Following a dozen phone calls and emails from GT, the DA’s office did not answer multiple questions GT asked regarding these documents.
Leahy says COK received a document from Animal Services after their lawsuit was filed, which logs some activity relating to the case.
“There’s an entry in that document that talks about a file,” says Leahy. “At the request of the DA the file was sent to a blacked out, redacted expert. … I’m interested in knowing what’s in that file. Was the report in that file? Why are we not even getting a list of what that file contains?”
Todd Stosuy, field manager for the Santa Cruz Animal Services Authority, refused to speak with GT at the DA’s request.
“At the request of County Counsel and the District Attorney’s Office, our office will not be making a statement on this case,” Stosuy writes in an email to GT.
The DA’s email did not respond to questions regarding their request that Animal Services not speak with GT.

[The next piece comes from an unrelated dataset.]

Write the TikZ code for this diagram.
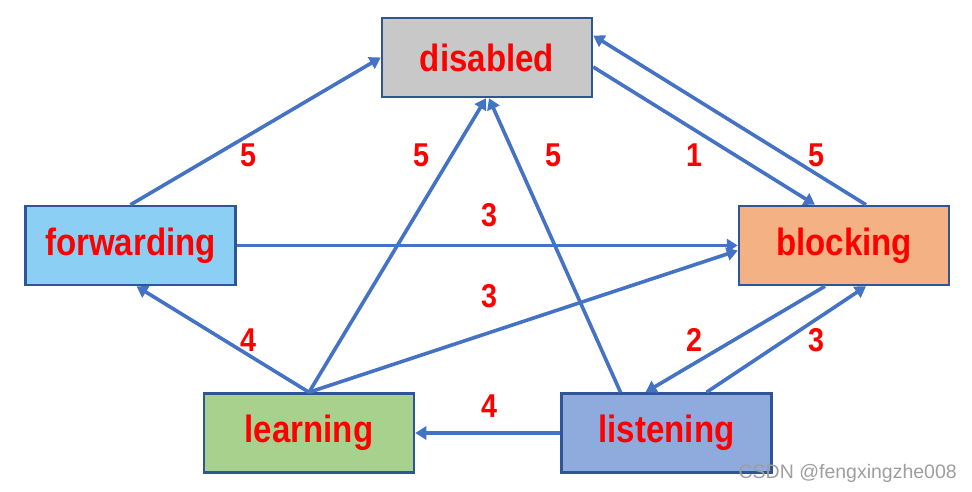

COK and ALDF received a letter from the DA the week of March 1 in response to their requests for a meeting. In the letter, the DA agreed to a meeting, but, despite many requests by the ALDF, had not yet set a meeting date as of press time on March 20.
“We’re still trying to set up a meeting to try to obtain portions of the file they’re withholding,” Dillard said on March 13.
COK and ALDF are continuing attempts to discuss the matter with the DA’s office. Once files are obtained, their lawsuit will move past the discovery stage.
While Dillard says the video footage obtained is shocking, he adds that these sorts of cruel practices are indicative of what factory farming does to animals.
“When animals are reduced to becoming become widgets in the machine, we see practices like this over and over again,” he says. “At this point I really think the only solution is boycotting animal products.”